▶ _EXERCISE PROMPT_: Extract, exactly, the lines from the line containing "Output the Python" to the line containing "import numpy as np", with both lines included and any pictures left out.

# # # # #

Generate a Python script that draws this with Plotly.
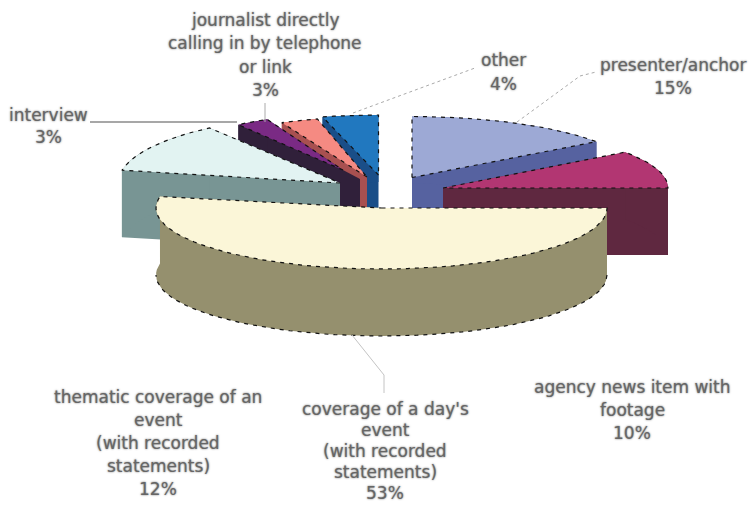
import math
import plotly.graph_objects as go

# ---- data ----
categories = ["presenter/anchor", "agency news item with footage", "coverage of a day's event (with recorded statements)",
              "thematic coverage of an event (with recorded statements)", "interview",
              "journalist directly calling in by telephone or link", "other"]
values = [15, 10, 53, 12, 3, 3, 4]
top_colors = ["#9DA9D5", "#B23672", "#FBF6D8", "#E2F3F2", "#7A2A84", "#F58A82", "#2178BF"]
side_colors = ["#5662A0", "#5F2840", "#95906E", "#789594", "#30203A", "#A85050", "#1A4E88"]

# apex x, apex y, radius x, radius y (perspective differs per exploded slice)
geometry = [(412, 177.5, 228, 61), (443, 188, 225, 61), (381.5, 208, 225.5, 61),
            (340, 183, 222, 68), (343, 170, 178, 56), (367, 177, 200, 60), (378.5, 175, 225, 60)]
depth = 67

labels = [
    (265, 20, 23.3, ["journalist directly", "calling in by telephone", "or link", "3%"]),
    (503, 60, 24, ["other", "4%"]),
    (673, 65, 23, ["presenter/anchor", "15%"]),
    (48, 115, 22, ["interview", "3%"]),
    (632, 387, 23, ["agency news item with", "footage", "10%"]),
    (158, 397, 23, ["thematic coverage of an", "event", "(with recorded", "statements)", "12%"]),
    (385, 409, 21, ["coverage of a day's", "event", "(with recorded", "statements)", "53%"]),
]
leaders = [
    ([90, 237], [122, 122], "#8a8a8a", 1.6, "solid"),
    ([265, 265], [103, 122], "#aaaaaa", 1, "solid"),
    ([353, 475], [113, 68], "#aaaaaa", 1, "dot"),
    ([517, 580, 596], [122, 76, 72], "#aaaaaa", 1, "dot"),
    ([352, 384, 384], [335, 375, 393], "#c4c4c4", 1, "solid"),
]
interview_inner_x = [343, 360, 360, 343]
interview_inner_y = [170, 179, 212, 212]

# ---- slice angles from the values ----
total = sum(values)
angles = []
run = 0
for v in values:
    angles.append((run / total * 2 * math.pi, (run + v) / total * 2 * math.pi))
    run += v


def arc(i, n=60, a_max=None):
    cx, cy, rx, ry = geometry[i]
    a0, a1 = angles[i]
    if a_max is not None:
        a1 = min(a1, a_max)
    steps = max(2, int(n * (a1 - a0) / math.pi) + 2)
    ts = [a0 + (a1 - a0) * k / (steps - 1) for k in range(steps)]
    return [cx + rx * math.sin(t) for t in ts], [cy - ry * math.cos(t) for t in ts]


fig = go.Figure()
DASH = dict(color="#111111", width=1.2, dash="4px,5px")


def poly(xs, ys, color):
    fig.add_trace(go.Scatter(x=xs, y=ys, mode="lines", fill="toself", fillcolor=color,
                             line=dict(width=0), hoverinfo="skip", showlegend=False))


def draw_side(i):
    cx, cy, _, _ = geometry[i]
    ax, ay = arc(i)
    c = side_colors[i]
    for px, py in ((ax[0], ay[0]), (ax[-1], ay[-1])):
        poly([cx, px, px, cx], [cy, py, py + depth, cy + depth], c)
    poly(ax + ax[::-1], ay + [y + depth for y in ay[::-1]], c)


def draw_top(i):
    cx, cy, _, _ = geometry[i]
    ax, ay = arc(i)
    poly([cx] + ax + [cx], [cy] + ay + [cy], top_colors[i])
    fig.add_trace(go.Scatter(x=[cx] + ax + [cx], y=[cy] + ay + [cy], mode="lines", line=DASH,
                             hoverinfo="skip", showlegend=False))


def draw_wall_outline(i):
    ax, ay = arc(i, a_max=1.5 * math.pi)
    fig.add_trace(go.Scatter(x=ax, y=[y + depth for y in ay], mode="lines", line=DASH,
                             hoverinfo="skip", showlegend=False))


# back to front: other, journalist, interview, thematic, presenter, agency, coverage
draw_side(6); draw_top(6)
draw_side(5); draw_top(5)
draw_side(4)
poly(interview_inner_x, interview_inner_y, side_colors[4])
draw_side(3); draw_top(3)
draw_top(4)
draw_side(0); draw_top(0)
draw_side(1); draw_top(1)
draw_side(2); draw_top(2)
draw_wall_outline(2)

for xs, ys, col, w, dash in leaders:
    fig.add_trace(go.Scatter(x=xs, y=ys, mode="lines", line=dict(color=col, width=w, dash=dash),
                             hoverinfo="skip", showlegend=False))

anns = []
for cx, y0, pitch, lines in labels:
    for k, line in enumerate(lines):
        anns.append(dict(x=cx, y=y0 + k * pitch, xref="x", yref="y", text=line, showarrow=False,
                         xanchor="center", yanchor="middle",
                         font=dict(family="DejaVu Sans", size=17, color="#666666",
                                   shadow="0px 0px 2px #666666")))

fig.update_layout(width=751, height=505, margin=dict(l=0, r=0, t=0, b=0),
                  paper_bgcolor="white", plot_bgcolor="white", annotations=anns,
                  xaxis=dict(range=[0, 751], visible=False, fixedrange=True),
                  yaxis=dict(range=[505, 0], visible=False, fixedrange=True))

fig.write_html("out.html", config={"displayModeBar": False},
               post_script="document.body.style.margin='0';")
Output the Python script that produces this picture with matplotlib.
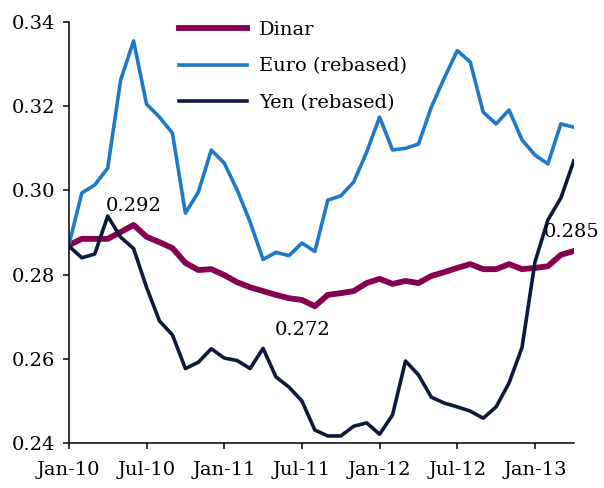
import matplotlib
matplotlib.use("Agg")
import matplotlib.pyplot as plt
import numpy as np

# monthly data, Jan-10 .. Apr-13
dinar = [0.2870, 0.2885, 0.2885, 0.2885, 0.2901, 0.2918, 0.2890, 0.2877, 0.2863, 0.2828,
         0.2811, 0.2813, 0.2799, 0.2782, 0.2770, 0.2761, 0.2752, 0.2744, 0.2740, 0.2725,
         0.2752, 0.2756, 0.2761, 0.2780, 0.2790, 0.2778, 0.2785, 0.2780, 0.2797, 0.2806,
         0.2816, 0.2825, 0.2813, 0.2813, 0.2825, 0.2813, 0.2816, 0.2820, 0.2847, 0.2856]
euro = [0.2870, 0.2994, 0.3013, 0.3053, 0.3262, 0.3355, 0.3205, 0.3174, 0.3136, 0.2946,
        0.2996, 0.3096, 0.3065, 0.3001, 0.2925, 0.2836, 0.2853, 0.2845, 0.2875, 0.2855,
        0.2977, 0.2987, 0.3020, 0.3091, 0.3174, 0.3096, 0.3100, 0.3110, 0.3198, 0.3267,
        0.3332, 0.3305, 0.3186, 0.3158, 0.3191, 0.3120, 0.3084, 0.3063, 0.3158, 0.3150]
yen = [0.2868, 0.2840, 0.2849, 0.2939, 0.2889, 0.2862, 0.2770, 0.2690, 0.2657, 0.2577,
       0.2592, 0.2624, 0.2602, 0.2596, 0.2577, 0.2625, 0.2557, 0.2533, 0.2500, 0.2431,
       0.2417, 0.2417, 0.2440, 0.2448, 0.2421, 0.2467, 0.2595, 0.2562, 0.2509, 0.2495,
       0.2486, 0.2476, 0.2459, 0.2486, 0.2543, 0.2627, 0.2830, 0.2930, 0.2982, 0.3070]
tick_pos = [0, 6, 12, 18, 24, 30, 36]
tick_labels = ['Jan-10', 'Jul-10', 'Jan-11', 'Jul-11', 'Jan-12', 'Jul-12', 'Jan-13']

plt.rcParams['font.family'] = ['DejaVu Serif']
fs = 14

fig = plt.figure(figsize=(6.04, 4.88), dpi=100)
ax = fig.add_axes([0.114, 0.092, 0.836, 0.863])

x = np.arange(len(dinar))
ax.plot(x, dinar, color='#850050', lw=4.2, label='Dinar')
ax.plot(x, euro, color='#1f78c8', lw=2.6, label='Euro (rebased)')
ax.plot(x, yen, color='#0d1a3a', lw=2.6, label='Yen (rebased)')

ax.set_xlim(0, len(dinar) - 1)
ax.set_ylim(0.24, 0.34)
ax.set_yticks([0.24, 0.26, 0.28, 0.30, 0.32, 0.34])
ax.set_yticklabels(['0.24', '0.26', '0.28', '0.30', '0.32', '0.34'])
ax.set_xticks(tick_pos)
ax.set_xticklabels(tick_labels)

for s in ['top', 'right']:
    ax.spines[s].set_visible(False)
for s in ['left', 'bottom']:
    ax.spines[s].set_linewidth(1.1)
ax.tick_params(direction='out', length=4, width=1.1, labelsize=fs)
ax.tick_params(axis='y', pad=6)
ax.tick_params(axis='x', pad=9)

# value labels
ax.annotate('0.292', xy=(5, dinar[5]), xytext=(0, 14), textcoords='offset points',
            ha='center', va='center', fontsize=fs)
ax.annotate('0.272', xy=(19, dinar[19]), xytext=(-9, -17), textcoords='offset points',
            ha='center', va='center', fontsize=fs)
ax.annotate('0.285', xy=(39, dinar[39]), xytext=(-1.5, 14), textcoords='offset points',
            ha='center', va='center', fontsize=fs, annotation_clip=False)

ax.legend(loc='upper left', bbox_to_anchor=(0.273, 0.985), bbox_transform=fig.transFigure,
          frameon=False, handlelength=3.5, handletextpad=0.65, labelspacing=0.95,
          fontsize=fs, borderaxespad=0.3)

fig.savefig('out.png', dpi=100)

# # # # #

▶ _WRITTEN SOLUTION_:
Output the Python script that produces this picture with matplotlib.
import matplotlib
matplotlib.use("Agg")
import matplotlib.pyplot as plt
import numpy as np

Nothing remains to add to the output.